To do — Your task is to reproduce word for word the lines running from the line containing "Write a Python" to the line containing "fit_y = [1.60, 17.17]", inclusive. Nothing else belongs in the answer.

Records for this task —
────────────────────────────────────────
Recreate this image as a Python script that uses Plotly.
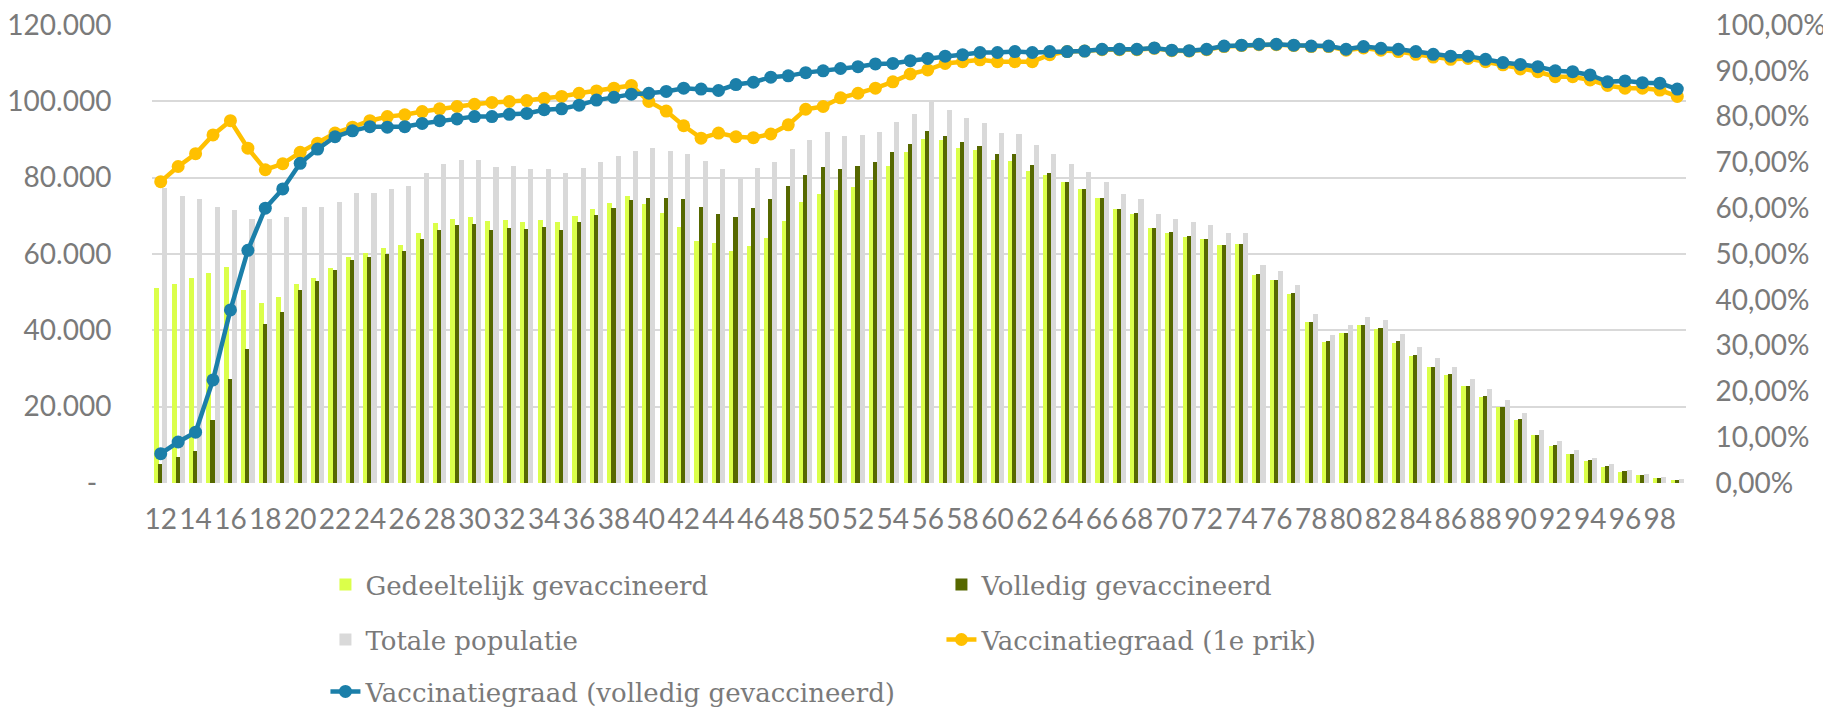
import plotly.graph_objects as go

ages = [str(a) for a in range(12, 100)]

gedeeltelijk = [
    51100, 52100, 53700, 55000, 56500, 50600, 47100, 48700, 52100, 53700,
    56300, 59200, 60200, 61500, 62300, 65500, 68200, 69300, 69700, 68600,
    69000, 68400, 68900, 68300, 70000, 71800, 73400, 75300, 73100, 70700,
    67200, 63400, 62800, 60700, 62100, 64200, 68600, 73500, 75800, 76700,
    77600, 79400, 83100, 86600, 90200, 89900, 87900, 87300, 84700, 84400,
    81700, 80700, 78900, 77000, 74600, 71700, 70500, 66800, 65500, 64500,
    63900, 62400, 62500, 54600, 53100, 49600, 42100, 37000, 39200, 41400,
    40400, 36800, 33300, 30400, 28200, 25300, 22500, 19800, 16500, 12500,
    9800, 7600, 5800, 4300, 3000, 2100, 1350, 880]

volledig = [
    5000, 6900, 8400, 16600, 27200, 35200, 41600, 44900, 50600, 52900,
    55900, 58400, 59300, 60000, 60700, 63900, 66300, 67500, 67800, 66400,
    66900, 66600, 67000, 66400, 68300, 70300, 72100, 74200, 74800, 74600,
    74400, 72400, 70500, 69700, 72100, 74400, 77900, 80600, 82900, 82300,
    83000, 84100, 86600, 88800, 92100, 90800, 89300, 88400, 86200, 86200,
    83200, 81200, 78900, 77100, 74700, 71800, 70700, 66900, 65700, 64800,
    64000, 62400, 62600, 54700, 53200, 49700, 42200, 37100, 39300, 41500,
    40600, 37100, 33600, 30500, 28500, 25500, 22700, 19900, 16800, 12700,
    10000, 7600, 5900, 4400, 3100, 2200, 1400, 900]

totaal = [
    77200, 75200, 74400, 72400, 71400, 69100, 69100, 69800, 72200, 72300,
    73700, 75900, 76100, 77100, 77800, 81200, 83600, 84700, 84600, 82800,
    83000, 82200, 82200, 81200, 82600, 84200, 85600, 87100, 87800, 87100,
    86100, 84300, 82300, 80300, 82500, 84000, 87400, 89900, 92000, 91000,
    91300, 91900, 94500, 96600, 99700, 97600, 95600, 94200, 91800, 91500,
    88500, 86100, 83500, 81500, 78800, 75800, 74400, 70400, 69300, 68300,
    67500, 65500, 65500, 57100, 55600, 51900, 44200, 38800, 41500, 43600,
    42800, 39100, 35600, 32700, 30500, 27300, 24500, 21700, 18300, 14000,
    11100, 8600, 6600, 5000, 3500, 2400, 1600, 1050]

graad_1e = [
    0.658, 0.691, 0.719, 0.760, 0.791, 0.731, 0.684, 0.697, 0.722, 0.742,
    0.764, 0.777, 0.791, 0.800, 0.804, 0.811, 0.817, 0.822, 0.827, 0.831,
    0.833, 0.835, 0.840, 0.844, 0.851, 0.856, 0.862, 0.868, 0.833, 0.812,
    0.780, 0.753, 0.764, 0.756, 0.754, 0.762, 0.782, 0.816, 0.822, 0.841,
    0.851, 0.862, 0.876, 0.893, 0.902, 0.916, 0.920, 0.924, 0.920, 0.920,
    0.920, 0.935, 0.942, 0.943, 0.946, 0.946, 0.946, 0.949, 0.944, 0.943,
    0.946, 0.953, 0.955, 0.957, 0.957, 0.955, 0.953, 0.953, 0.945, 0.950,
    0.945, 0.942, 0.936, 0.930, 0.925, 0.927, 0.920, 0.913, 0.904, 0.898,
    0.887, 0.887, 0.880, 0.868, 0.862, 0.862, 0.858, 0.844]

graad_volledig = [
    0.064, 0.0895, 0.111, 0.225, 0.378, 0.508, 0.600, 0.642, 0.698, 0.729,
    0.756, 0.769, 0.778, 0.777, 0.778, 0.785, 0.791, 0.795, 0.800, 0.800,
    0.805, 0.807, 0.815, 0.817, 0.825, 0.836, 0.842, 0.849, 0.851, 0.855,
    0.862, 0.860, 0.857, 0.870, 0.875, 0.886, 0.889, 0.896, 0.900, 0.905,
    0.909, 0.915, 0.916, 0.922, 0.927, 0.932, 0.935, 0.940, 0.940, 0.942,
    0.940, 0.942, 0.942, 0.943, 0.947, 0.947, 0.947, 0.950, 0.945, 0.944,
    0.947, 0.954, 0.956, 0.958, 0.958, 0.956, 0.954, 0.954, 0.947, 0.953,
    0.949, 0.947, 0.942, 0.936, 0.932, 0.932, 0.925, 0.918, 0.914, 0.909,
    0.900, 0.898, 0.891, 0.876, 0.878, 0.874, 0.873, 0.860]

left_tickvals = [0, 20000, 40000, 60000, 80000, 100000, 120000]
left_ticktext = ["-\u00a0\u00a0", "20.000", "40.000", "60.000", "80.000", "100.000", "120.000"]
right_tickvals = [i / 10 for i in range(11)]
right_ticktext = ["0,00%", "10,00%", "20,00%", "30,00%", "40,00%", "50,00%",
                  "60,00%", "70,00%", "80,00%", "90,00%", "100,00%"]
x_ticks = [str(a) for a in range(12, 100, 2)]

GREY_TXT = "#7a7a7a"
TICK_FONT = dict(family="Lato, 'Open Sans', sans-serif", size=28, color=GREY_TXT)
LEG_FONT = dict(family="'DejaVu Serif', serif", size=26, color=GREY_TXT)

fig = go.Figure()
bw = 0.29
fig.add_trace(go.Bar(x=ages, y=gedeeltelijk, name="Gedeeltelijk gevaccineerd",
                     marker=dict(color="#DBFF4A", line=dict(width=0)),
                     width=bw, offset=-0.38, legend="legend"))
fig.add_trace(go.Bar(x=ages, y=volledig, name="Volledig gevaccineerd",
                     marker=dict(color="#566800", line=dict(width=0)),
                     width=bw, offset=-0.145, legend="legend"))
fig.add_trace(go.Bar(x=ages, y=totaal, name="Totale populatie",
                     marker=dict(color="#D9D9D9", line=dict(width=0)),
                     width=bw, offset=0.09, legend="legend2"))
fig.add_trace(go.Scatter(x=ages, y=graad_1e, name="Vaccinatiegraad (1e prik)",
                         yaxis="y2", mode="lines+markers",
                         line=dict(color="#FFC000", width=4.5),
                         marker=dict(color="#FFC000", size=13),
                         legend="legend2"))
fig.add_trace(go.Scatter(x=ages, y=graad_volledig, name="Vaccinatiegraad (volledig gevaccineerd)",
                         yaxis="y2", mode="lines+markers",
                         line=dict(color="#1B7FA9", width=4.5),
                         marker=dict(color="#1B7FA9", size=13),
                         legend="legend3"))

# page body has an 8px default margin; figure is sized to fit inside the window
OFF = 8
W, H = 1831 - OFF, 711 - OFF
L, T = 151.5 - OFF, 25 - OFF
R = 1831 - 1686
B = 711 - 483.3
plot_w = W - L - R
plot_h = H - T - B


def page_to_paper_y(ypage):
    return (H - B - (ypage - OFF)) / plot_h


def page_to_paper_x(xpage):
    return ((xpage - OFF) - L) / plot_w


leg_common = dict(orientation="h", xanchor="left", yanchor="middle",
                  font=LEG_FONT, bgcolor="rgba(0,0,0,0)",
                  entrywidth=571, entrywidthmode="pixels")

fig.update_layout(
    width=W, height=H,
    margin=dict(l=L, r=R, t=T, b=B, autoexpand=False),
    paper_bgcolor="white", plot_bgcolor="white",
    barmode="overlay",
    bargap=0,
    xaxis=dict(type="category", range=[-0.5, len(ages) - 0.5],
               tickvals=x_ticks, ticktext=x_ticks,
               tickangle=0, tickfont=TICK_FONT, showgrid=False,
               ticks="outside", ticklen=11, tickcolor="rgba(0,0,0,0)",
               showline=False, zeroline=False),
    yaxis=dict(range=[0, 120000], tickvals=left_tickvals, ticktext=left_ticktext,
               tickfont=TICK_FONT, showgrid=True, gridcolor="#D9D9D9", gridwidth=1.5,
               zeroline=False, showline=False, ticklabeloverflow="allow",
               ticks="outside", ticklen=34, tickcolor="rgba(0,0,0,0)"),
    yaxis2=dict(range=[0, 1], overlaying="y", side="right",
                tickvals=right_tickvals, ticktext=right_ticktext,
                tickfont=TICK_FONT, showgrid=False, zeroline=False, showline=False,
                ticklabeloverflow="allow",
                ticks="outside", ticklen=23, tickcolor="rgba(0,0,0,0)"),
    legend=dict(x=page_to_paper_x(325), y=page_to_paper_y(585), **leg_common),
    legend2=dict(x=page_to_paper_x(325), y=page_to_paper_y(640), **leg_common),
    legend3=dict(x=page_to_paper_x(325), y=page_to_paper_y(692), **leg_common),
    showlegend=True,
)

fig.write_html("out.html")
────────────────────────────────────────
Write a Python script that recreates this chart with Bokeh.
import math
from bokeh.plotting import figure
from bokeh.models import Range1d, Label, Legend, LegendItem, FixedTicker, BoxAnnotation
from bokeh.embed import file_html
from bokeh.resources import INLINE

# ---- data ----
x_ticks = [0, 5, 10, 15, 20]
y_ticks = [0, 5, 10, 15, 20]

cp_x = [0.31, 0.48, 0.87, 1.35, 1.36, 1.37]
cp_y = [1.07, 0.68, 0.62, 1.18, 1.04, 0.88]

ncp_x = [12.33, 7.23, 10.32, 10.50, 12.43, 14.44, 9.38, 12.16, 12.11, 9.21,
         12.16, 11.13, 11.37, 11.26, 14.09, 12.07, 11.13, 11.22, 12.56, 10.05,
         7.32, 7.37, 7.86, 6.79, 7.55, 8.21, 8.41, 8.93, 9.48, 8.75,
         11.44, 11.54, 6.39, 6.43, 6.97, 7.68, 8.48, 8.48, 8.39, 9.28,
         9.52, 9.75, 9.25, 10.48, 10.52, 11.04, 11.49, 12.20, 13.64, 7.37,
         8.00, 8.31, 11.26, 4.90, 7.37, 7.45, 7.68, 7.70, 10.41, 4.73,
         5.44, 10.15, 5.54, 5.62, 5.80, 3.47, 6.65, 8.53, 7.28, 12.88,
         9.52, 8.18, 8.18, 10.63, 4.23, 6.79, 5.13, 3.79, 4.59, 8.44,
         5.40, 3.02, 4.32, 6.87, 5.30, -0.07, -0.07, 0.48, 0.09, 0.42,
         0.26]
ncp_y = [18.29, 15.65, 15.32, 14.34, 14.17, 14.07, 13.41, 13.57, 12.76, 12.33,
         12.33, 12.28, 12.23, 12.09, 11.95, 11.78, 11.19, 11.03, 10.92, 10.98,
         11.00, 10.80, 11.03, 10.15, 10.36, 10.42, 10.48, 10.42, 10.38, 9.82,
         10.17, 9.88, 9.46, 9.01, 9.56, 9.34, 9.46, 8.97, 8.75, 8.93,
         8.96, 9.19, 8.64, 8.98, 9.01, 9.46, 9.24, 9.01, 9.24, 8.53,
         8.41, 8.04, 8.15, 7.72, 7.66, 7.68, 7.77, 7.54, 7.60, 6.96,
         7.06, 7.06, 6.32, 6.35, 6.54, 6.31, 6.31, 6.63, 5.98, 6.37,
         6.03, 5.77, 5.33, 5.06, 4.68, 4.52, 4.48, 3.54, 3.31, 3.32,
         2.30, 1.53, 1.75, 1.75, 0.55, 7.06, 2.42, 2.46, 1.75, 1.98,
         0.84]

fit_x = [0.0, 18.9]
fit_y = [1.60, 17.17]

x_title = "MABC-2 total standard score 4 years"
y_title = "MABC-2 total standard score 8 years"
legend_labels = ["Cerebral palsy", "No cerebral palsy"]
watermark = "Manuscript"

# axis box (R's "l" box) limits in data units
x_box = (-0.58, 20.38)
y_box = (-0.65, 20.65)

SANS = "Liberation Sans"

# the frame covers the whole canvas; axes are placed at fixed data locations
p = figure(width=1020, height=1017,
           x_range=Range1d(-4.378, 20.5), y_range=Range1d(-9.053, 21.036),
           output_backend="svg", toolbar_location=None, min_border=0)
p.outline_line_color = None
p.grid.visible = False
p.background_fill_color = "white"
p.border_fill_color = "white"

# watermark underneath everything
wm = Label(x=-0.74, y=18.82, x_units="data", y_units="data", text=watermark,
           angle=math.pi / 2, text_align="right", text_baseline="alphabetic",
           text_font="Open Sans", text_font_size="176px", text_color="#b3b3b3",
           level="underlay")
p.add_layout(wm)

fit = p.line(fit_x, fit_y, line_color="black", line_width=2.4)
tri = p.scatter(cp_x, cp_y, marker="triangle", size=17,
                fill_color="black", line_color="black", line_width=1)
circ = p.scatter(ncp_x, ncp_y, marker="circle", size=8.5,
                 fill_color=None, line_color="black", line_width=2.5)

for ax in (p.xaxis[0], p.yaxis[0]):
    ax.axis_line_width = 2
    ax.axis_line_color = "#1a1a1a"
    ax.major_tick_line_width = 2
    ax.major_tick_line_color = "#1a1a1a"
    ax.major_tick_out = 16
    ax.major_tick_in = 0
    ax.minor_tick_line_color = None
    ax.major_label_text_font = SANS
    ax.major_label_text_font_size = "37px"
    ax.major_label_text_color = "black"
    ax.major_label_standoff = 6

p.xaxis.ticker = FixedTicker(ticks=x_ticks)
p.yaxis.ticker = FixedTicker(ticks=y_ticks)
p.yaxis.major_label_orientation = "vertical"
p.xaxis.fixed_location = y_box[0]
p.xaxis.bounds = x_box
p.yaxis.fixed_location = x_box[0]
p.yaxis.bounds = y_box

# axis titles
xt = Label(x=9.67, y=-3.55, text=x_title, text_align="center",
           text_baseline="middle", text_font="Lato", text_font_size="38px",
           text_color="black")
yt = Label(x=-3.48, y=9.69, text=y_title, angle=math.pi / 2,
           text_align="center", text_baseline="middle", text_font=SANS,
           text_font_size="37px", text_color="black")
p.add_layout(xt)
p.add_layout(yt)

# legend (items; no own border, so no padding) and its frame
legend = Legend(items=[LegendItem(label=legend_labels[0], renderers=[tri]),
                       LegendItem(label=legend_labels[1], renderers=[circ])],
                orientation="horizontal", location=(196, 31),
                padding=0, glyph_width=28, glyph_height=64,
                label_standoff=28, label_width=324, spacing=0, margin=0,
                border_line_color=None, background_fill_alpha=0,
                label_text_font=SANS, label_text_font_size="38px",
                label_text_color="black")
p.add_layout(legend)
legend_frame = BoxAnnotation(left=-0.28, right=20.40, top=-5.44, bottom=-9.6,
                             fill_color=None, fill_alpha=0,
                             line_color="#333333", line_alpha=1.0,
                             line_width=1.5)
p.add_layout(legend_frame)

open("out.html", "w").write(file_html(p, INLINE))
────────────────────────────────────────
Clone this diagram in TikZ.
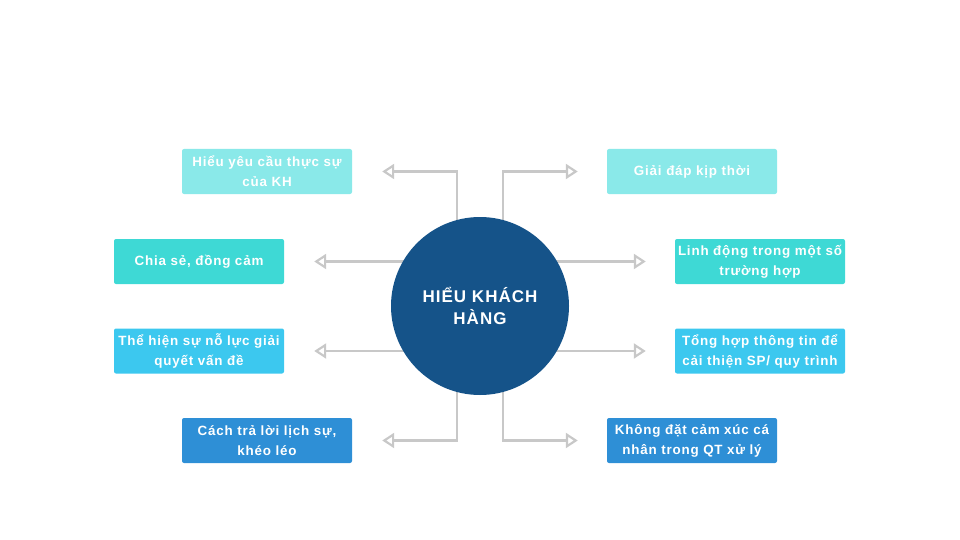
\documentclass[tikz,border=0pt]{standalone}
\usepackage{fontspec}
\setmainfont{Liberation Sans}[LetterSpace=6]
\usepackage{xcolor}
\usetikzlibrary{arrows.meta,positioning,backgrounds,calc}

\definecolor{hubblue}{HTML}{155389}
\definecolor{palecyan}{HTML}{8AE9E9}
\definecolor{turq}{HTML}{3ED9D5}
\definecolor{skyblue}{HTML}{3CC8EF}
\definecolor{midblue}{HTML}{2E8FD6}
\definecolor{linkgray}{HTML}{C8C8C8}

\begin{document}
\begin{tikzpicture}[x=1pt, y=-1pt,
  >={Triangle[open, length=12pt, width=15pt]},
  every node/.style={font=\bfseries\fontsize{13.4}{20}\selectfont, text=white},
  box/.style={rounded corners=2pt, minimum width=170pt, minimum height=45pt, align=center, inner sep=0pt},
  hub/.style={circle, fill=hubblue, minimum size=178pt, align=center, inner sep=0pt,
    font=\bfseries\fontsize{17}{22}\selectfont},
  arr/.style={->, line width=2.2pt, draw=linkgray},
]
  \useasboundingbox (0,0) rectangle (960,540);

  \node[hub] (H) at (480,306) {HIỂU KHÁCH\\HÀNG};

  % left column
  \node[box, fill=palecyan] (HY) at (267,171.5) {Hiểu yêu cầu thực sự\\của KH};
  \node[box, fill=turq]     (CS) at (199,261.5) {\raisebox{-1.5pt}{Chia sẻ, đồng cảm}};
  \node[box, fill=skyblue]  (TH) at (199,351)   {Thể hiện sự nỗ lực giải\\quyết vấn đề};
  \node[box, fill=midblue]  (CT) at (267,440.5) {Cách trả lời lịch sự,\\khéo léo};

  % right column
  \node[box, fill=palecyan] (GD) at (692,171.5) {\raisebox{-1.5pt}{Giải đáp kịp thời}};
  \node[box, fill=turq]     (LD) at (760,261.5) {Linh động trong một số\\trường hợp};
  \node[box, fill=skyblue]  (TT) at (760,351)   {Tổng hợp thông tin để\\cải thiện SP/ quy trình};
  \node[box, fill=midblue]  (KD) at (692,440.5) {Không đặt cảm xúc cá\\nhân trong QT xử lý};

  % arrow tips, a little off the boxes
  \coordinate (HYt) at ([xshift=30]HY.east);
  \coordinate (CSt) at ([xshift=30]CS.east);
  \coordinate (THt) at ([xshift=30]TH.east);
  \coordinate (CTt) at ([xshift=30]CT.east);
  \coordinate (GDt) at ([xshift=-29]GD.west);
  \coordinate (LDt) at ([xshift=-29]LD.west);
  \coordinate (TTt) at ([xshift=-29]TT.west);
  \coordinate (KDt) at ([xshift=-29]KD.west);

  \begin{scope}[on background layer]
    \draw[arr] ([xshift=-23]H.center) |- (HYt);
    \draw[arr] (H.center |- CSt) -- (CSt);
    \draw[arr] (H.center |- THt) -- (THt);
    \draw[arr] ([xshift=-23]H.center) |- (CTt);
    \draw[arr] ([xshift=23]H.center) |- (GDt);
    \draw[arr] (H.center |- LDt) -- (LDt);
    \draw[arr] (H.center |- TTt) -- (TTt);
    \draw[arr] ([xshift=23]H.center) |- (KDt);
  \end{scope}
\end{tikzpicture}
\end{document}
────────────────────────────────────────
Exercise answer —
Write a Python script that recreates this chart with Bokeh.
import math
from bokeh.plotting import figure
from bokeh.models import Range1d, Label, Legend, LegendItem, FixedTicker, BoxAnnotation
from bokeh.embed import file_html
from bokeh.resources import INLINE

# ---- data ----
x_ticks = [0, 5, 10, 15, 20]
y_ticks = [0, 5, 10, 15, 20]

cp_x = [0.31, 0.48, 0.87, 1.35, 1.36, 1.37]
cp_y = [1.07, 0.68, 0.62, 1.18, 1.04, 0.88]

ncp_x = [12.33, 7.23, 10.32, 10.50, 12.43, 14.44, 9.38, 12.16, 12.11, 9.21,
         12.16, 11.13, 11.37, 11.26, 14.09, 12.07, 11.13, 11.22, 12.56, 10.05,
         7.32, 7.37, 7.86, 6.79, 7.55, 8.21, 8.41, 8.93, 9.48, 8.75,
         11.44, 11.54, 6.39, 6.43, 6.97, 7.68, 8.48, 8.48, 8.39, 9.28,
         9.52, 9.75, 9.25, 10.48, 10.52, 11.04, 11.49, 12.20, 13.64, 7.37,
         8.00, 8.31, 11.26, 4.90, 7.37, 7.45, 7.68, 7.70, 10.41, 4.73,
         5.44, 10.15, 5.54, 5.62, 5.80, 3.47, 6.65, 8.53, 7.28, 12.88,
         9.52, 8.18, 8.18, 10.63, 4.23, 6.79, 5.13, 3.79, 4.59, 8.44,
         5.40, 3.02, 4.32, 6.87, 5.30, -0.07, -0.07, 0.48, 0.09, 0.42,
         0.26]
ncp_y = [18.29, 15.65, 15.32, 14.34, 14.17, 14.07, 13.41, 13.57, 12.76, 12.33,
         12.33, 12.28, 12.23, 12.09, 11.95, 11.78, 11.19, 11.03, 10.92, 10.98,
         11.00, 10.80, 11.03, 10.15, 10.36, 10.42, 10.48, 10.42, 10.38, 9.82,
         10.17, 9.88, 9.46, 9.01, 9.56, 9.34, 9.46, 8.97, 8.75, 8.93,
         8.96, 9.19, 8.64, 8.98, 9.01, 9.46, 9.24, 9.01, 9.24, 8.53,
         8.41, 8.04, 8.15, 7.72, 7.66, 7.68, 7.77, 7.54, 7.60, 6.96,
         7.06, 7.06, 6.32, 6.35, 6.54, 6.31, 6.31, 6.63, 5.98, 6.37,
         6.03, 5.77, 5.33, 5.06, 4.68, 4.52, 4.48, 3.54, 3.31, 3.32,
         2.30, 1.53, 1.75, 1.75, 0.55, 7.06, 2.42, 2.46, 1.75, 1.98,
         0.84]

fit_x = [0.0, 18.9]
fit_y = [1.60, 17.17]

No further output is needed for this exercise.